I bought these great rollerblades from the sporting goods store. They were not the most comfortable pair, but they felt fine, and they looked great. I got compliments from fellow customers when I put them on, so I bought them. Now I can soar down the paved path that runs along the beach, feeling the wind on my face. In truth, though, I prefer to walk close to the water, take off my shoes and walk along the part of the sand that is firm and wet, packed down, while waves break around my feet.
I have a few standing offers from the agents. They want to see all my new stuff, develop me as a writer… but what does that mean, really, that phrase? “Develop you as a writer.” I appreciate feedback; I welcome it. I hope that is what they mean. I continue to write TV specs. Another semifinalist, plus a quarterfinalist.
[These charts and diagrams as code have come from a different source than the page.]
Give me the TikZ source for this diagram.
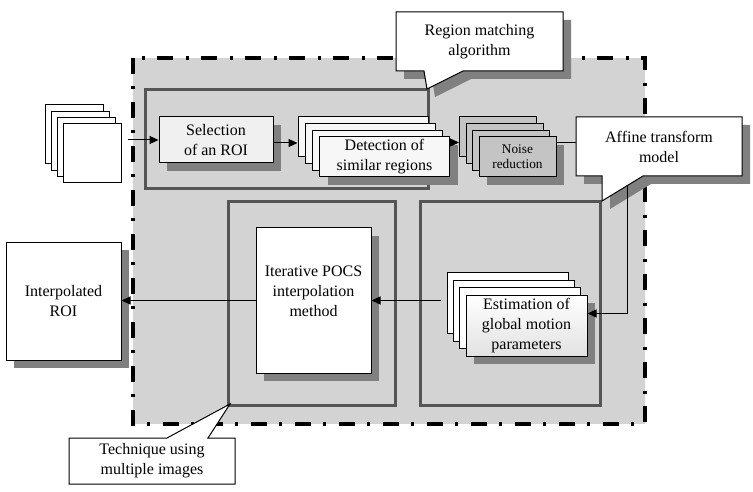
\documentclass[tikz,border=0pt]{standalone}
\usepackage{fontspec}
\setmainfont{Liberation Serif}
\usetikzlibrary{arrows.meta,shadows}
\definecolor{bggray}{HTML}{D3D3D3}
\definecolor{grpgray}{HTML}{555555}
\definecolor{shgray}{HTML}{808080}
\definecolor{noisegray}{HTML}{C4C4C4}
\definecolor{selfill}{HTML}{F0F0F0}
\definecolor{detfill}{HTML}{F7F7F7}
\definecolor{estbot}{HTML}{E2E2E2}
\tikzset{
  card/.style={draw=black, line width=1pt, inner sep=0pt, align=center,
    font=\fontsize{16}{20}\selectfont},
  shad/.style={drop shadow={shadow xshift=8pt, shadow yshift=-8pt, fill=shgray, opacity=1}},
  arr/.style={line width=1pt, -{Triangle[length=9pt,width=8pt]}},
  conn/.style={line width=1pt},
  grp/.style={draw=grpgray, line width=3pt},
  callout/.style={draw=black, line width=1pt, fill=white},
  ctext/.style={inner sep=0pt, align=center, font=\fontsize{16}{20}\selectfont},
  noisecard/.style={card, fill=noisegray, minimum width=77pt, minimum height=40pt,
    font=\fontsize{13.3}{15}\selectfont},
  detcard/.style={card, fill=detfill, minimum width=130pt, minimum height=40pt},
  estcard/.style={card, top color=white, bottom color=estbot, minimum width=121pt, minimum height=61pt},
  incard/.style={card, fill=white, minimum width=58pt, minimum height=59pt},
}
\begin{document}
\begin{tikzpicture}[x=1pt,y=-1pt]
\useasboundingbox (0,0) rectangle (753,492);
% background region
\fill[bggray] (133,58) rectangle (645,424);
\draw[line width=3.5pt, dash pattern=on 16pt off 12pt on 3pt off 13pt] (133,58) rectangle (645,424);
% group boxes
\draw[grp] (145,90) rectangle (428,189);
\draw[grp] (228,202) rectangle (395,405);
\draw[grp] (420,202) rectangle (600,405);

% input stack
\node[incard] (in1) at (74,134.5) {};
\node[incard] (in2) at (80,140.8) {};
\node[incard] (in3) at (86,147.2) {};
\node[incard] (in4) at (92,153.5) {};

% selection
\node[card, shad, fill=selfill, minimum width=114pt, minimum height=46pt] (sel) at (216,140) {Selection\\of an ROI};

% detection stack
\node[detcard] (det1) at (363,137) {};
\node[detcard] (det2) at (370,143.7) {};
\node[detcard] (det3) at (377.5,150.3) {};
\node[detcard, shad] (det4) at (384.5,157) {Detection of\\similar regions};

% noise stack
\node[noisecard] (noise1) at (498,137) {};
\node[noisecard] (noise2) at (504.5,143.7) {};
\node[noisecard] (noise3) at (511,150.3) {};
\node[noisecard, shad] (noise4) at (517.5,157) {Noise\\reduction};

% estimation stack
\node[estcard, top color=white, bottom color=white] (est1) at (507.5,303) {};
\node[estcard, top color=white, bottom color=white] (est2) at (513.8,310.5) {};
\node[estcard, top color=white, bottom color=white] (est3) at (520.2,318) {};
\node[estcard, shad] (est4) at (526.5,325.5) {Estimation of\\global motion\\parameters};

% POCS
\node[card, shad, fill=white, minimum width=115pt, minimum height=145pt,
  label={[ctext, yshift=9.5pt]center:Iterative POCS\\interpolation\\method}] (pocs) at (313.5,300.5) {};

% Interpolated ROI
\node[card, shad, fill=white, minimum width=115pt, minimum height=118pt] (interp) at (63.5,301) {Interpolated\\ROI};

% connectors
\draw[arr, shorten <=6pt] (in4.east |- sel.west) -- (sel.west);
\draw[arr] ([yshift=-3pt]sel.east) -- ([yshift=-3pt]sel.east -| det1.west);
\draw[arr] ([yshift=-6pt]det4.north east) -- ([yshift=-6pt]det4.north east -| noise1.west);
\coordinate (estin) at ([xshift=-6pt]est1.west);
\draw[arr] (estin |- pocs.east) -- (pocs.east);
\draw[arr] (pocs.west) -- (pocs.west -| interp.east);

% Region matching callout
\fill[shgray] (404,20) -- (571,20) -- (571,79) -- (471,79) -- (435,97) -- (432,79) -- (404,79) -- cycle;
\draw[callout] (396,12) -- (563,12) -- (563,71) -- (463,71) -- (427,89) -- (424,71) -- (396,71) -- cycle;
\node[ctext, minimum width=167pt, minimum height=59pt] (rm) at (479.5,41.5) {Region matching\\algorithm};

% Affine transform callout
\fill[shgray] (584,125) -- (750,125) -- (750,184) -- (651,184) -- (610,209) -- (610,184) -- (584,184) -- cycle;
\coordinate (affout) at (627,178);
\draw[arr] (affout) |- ([yshift=-19pt]est4.north east);
\draw[callout] (576,117) -- (742,117) -- (742,176) -- (643,176) -- (602,201) -- (602,176) -- (576,176) -- cycle;
\node[ctext, minimum width=166pt, minimum height=59pt] (aff) at (659,146.5) {Affine transform\\model};
\draw[conn] ([yshift=-6pt]noise4.north east) -- ([yshift=-6pt]noise4.north east -| aff.west);

% Technique callout
\draw[callout] (69,438) -- (167,438) -- (230,404) -- (208,438) -- (235,438) -- (235,484) -- (69,484) -- cycle;
\node[ctext, minimum width=166pt, minimum height=46pt] (tech) at (152,461) {Technique using\\multiple images};
\end{tikzpicture}
\end{document}
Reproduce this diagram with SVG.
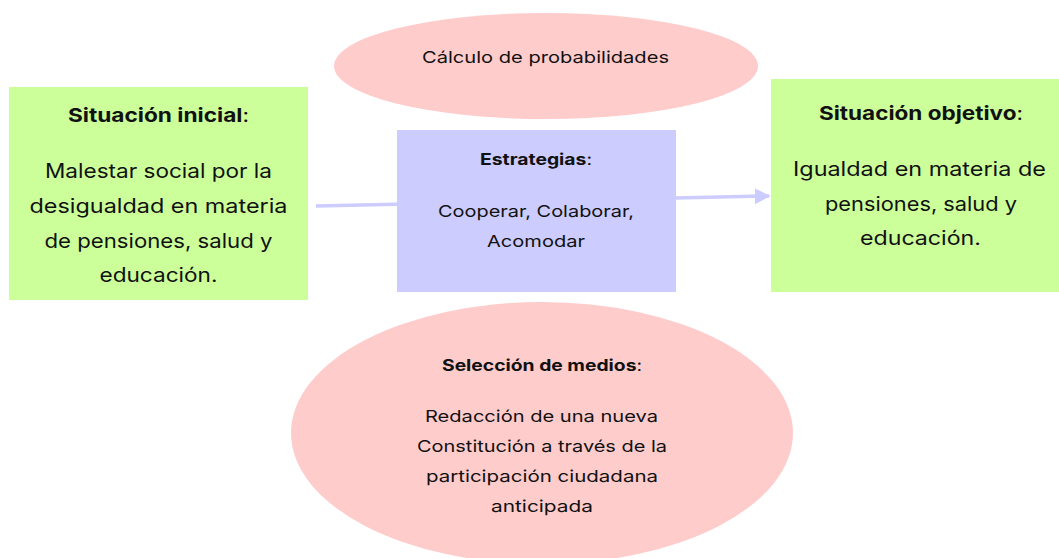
<svg xmlns="http://www.w3.org/2000/svg" width="1059" height="558" viewBox="0 0 1059 558">
<style>
text{font-family:Inter,"Open Sans","DejaVu Sans",sans-serif;fill:#111;text-anchor:middle}
.big{font-size:20px}
.mid{font-size:16.5px}
.tb{font-size:19px}
.ts{font-size:16px}
.b{font-weight:700}
.green{fill:#ccff99}
.lav{fill:#ccccff}
.pink{fill:#ffcccc}
.conn{stroke:#ccccff;stroke-width:3.5;fill:none}
</style>
<defs>
<marker id="arr" viewBox="0 0 10 10" refX="9" refY="5" markerWidth="4.5" markerHeight="4.5" orient="auto" markerUnits="strokeWidth">
<path d="M0,0 L10,5 L0,10 z" fill="#ccccff"/>
</marker>
</defs>
<rect width="1059" height="558" fill="#ffffff"/>
<g id="connectors">
<line class="conn" x1="316" y1="206" x2="769" y2="196" marker-end="url(#arr)"/>
</g>
<g id="calculo">
<ellipse class="pink" cx="546" cy="66" rx="212" ry="53"/>
<text class="mid" x="545.5" y="63" textLength="247" lengthAdjust="spacingAndGlyphs">Cálculo de probabilidades</text>
</g>
<g id="situacion-inicial">
<rect class="green" x="9" y="87" width="299" height="213"/>
<text class="tb" x="158.5" y="122" textLength="181" lengthAdjust="spacingAndGlyphs"><tspan class="b">Situación inicial</tspan>:</text>
<text class="big" x="158.5" y="178" textLength="227" lengthAdjust="spacingAndGlyphs">Malestar social por la</text>
<text class="big" x="158.5" y="213" textLength="258" lengthAdjust="spacingAndGlyphs">desigualdad en materia</text>
<text class="big" x="158.5" y="248" textLength="228" lengthAdjust="spacingAndGlyphs">de pensiones, salud y</text>
<text class="big" x="158.5" y="282" textLength="118" lengthAdjust="spacingAndGlyphs">educación.</text>
</g>
<g id="estrategias">
<rect class="lav" x="397" y="130" width="279" height="162"/>
<text class="ts" x="536" y="165" textLength="112" lengthAdjust="spacingAndGlyphs"><tspan class="b">Estrategias</tspan>:</text>
<text class="mid" x="536" y="217" textLength="196" lengthAdjust="spacingAndGlyphs">Cooperar, Colaborar,</text>
<text class="mid" x="536" y="247" textLength="98" lengthAdjust="spacingAndGlyphs">Acomodar</text>
</g>
<g id="situacion-objetivo">
<rect class="green" x="771" y="79" width="288" height="213"/>
<text class="tb" x="921" y="120" textLength="204" lengthAdjust="spacingAndGlyphs"><tspan class="b">Situación objetivo</tspan>:</text>
<text class="big" x="919.5" y="176" textLength="253" lengthAdjust="spacingAndGlyphs">Igualdad en materia de</text>
<text class="big" x="921" y="211" textLength="192" lengthAdjust="spacingAndGlyphs">pensiones, salud y</text>
<text class="big" x="920.5" y="245" textLength="121" lengthAdjust="spacingAndGlyphs">educación.</text>
</g>
<g id="seleccion-medios">
<ellipse class="pink" cx="542" cy="433" rx="251" ry="131"/>
<text class="ts" x="542" y="371" textLength="200" lengthAdjust="spacingAndGlyphs"><tspan class="b">Selección de medios</tspan>:</text>
<text class="mid" x="541.5" y="422" textLength="233" lengthAdjust="spacingAndGlyphs">Redacción de una nueva</text>
<text class="mid" x="542" y="452" textLength="250" lengthAdjust="spacingAndGlyphs">Constitución a través de la</text>
<text class="mid" x="542" y="482" textLength="232" lengthAdjust="spacingAndGlyphs">participación ciudadana</text>
<text class="mid" x="542" y="512" textLength="102" lengthAdjust="spacingAndGlyphs">anticipada</text>
</g>
</svg>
I think I want to try a feature, but first I should finish the TV stuff, should not veer off in a different direction just to prove I could succeed there, too, if I wanted. That has always been my problem. Once I feel sure I could succeed, have received confirmation from an objective third party, I become intensely interested in something else, a new challenge. I have managed to stick with TV writing, but there have been fits and starts. The feature thing, and this weblog, and a new site I decided to launch called L.A. Welcome, because I cannot sit still, cannot be content with what I have, feel I constantly have to prove myself.
I need to stop. Need to slow down, catch my breath, enjoy the beach and the hiking trails and the dinners with friends. I won’t be happy unless I am working, but I need balance. Focus. It’s dawn again, and I am moving forward.